Il faut cependant bien se garder d'accueillir les raisonnements retors et moralistes de ceux qui voudraient toujours l'accuser de toutes les misères humaines de ses enfants; Jésus lui-même avait liquidé le raisonnement hypocrite de Judas, qui critiquait le gaspillage d'argent fait en achetant les onguents de qui - comme Marie de Béthanie - l'aimait. L'Eglise doit être aimée!  On le sait, il est plus facile et rentable de la fustiger ou de la critiquer!
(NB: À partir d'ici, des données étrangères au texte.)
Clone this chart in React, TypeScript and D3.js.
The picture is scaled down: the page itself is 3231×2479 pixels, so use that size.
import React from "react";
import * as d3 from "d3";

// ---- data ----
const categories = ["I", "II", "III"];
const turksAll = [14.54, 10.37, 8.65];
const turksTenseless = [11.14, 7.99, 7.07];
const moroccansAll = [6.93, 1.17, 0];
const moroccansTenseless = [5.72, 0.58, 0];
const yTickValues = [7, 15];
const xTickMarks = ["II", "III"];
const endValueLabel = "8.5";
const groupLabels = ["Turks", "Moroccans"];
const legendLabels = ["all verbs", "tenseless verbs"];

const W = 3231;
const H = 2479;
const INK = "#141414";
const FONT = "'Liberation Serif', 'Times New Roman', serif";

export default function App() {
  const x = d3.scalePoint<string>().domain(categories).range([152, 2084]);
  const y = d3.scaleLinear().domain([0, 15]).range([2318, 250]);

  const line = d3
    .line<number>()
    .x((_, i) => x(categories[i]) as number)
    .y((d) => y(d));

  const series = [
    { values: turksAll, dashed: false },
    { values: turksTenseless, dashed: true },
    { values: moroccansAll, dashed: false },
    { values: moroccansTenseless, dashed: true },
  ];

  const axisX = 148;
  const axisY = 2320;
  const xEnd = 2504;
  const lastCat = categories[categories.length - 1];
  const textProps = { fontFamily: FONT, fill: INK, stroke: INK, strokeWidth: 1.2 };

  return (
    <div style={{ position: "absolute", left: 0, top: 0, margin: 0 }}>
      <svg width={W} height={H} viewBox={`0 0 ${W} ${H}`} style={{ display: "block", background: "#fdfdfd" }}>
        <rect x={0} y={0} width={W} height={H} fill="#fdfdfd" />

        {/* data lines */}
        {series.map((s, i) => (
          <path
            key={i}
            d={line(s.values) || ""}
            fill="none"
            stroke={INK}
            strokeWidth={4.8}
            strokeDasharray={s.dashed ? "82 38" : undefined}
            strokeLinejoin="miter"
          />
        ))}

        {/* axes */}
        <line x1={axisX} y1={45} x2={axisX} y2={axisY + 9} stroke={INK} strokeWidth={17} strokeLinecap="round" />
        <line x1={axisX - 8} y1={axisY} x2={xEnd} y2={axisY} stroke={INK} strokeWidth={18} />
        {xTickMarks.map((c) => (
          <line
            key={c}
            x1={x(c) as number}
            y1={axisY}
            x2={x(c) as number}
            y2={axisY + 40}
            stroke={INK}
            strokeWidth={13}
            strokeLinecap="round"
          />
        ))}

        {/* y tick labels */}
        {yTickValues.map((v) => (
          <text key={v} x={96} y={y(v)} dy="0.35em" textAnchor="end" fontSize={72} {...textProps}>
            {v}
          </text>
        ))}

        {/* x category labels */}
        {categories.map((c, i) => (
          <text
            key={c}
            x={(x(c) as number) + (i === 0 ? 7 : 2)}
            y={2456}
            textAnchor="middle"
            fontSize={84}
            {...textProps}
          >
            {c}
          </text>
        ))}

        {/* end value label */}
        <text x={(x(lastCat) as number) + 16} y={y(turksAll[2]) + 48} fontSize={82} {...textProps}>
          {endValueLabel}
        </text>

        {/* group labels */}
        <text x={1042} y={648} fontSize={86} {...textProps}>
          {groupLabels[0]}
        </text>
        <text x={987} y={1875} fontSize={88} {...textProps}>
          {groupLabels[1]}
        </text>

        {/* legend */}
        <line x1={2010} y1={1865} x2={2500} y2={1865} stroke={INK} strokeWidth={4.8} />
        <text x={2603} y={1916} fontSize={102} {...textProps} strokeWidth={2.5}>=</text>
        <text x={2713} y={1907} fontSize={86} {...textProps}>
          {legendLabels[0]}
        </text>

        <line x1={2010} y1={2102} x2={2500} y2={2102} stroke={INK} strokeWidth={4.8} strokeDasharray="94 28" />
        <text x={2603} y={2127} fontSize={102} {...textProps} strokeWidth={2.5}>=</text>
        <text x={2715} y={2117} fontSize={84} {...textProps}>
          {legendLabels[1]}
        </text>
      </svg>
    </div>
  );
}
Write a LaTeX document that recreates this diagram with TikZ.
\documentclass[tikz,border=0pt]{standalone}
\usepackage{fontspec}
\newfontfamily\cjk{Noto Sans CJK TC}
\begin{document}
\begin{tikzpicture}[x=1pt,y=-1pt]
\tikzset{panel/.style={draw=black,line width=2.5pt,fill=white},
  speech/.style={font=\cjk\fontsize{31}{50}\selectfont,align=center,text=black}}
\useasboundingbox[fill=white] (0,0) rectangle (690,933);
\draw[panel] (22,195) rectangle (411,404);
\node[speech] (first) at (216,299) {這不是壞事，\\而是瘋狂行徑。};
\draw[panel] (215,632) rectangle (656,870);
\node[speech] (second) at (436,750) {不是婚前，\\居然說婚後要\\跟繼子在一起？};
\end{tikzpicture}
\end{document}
Il est fondamental pour chaque enfant d'aimer sa mère, de l'écouter comme une bonne maîtresse, de la recevoir comme un don incomparable (c'est seulement quand on la perd que l'on apprécie sa vraie valeur!) et de la soutenir dans la tâche qui lui a été confiée de donner Jésus et de conduire à  Jésus. C'est à Pierre, comme à Jean pour Marie, que le Seigneur confia la protection de l'Eglise dans son pèlerinage terrestre.  Pierre en est à la fois le «fils» et le «gardien», au cours de la pérégrination.

Dans son Testament spirituel, Paul VI écrivit en s'adressant à l'Eglise: “Aie conscience de ta nature et de ta mission; aie le sens des besoins vrais et profonds de l'humanité; et marche pauvre, c'est-à-dire libre, forte et aimante vers le Christ”. Ces paroles sont encore valables!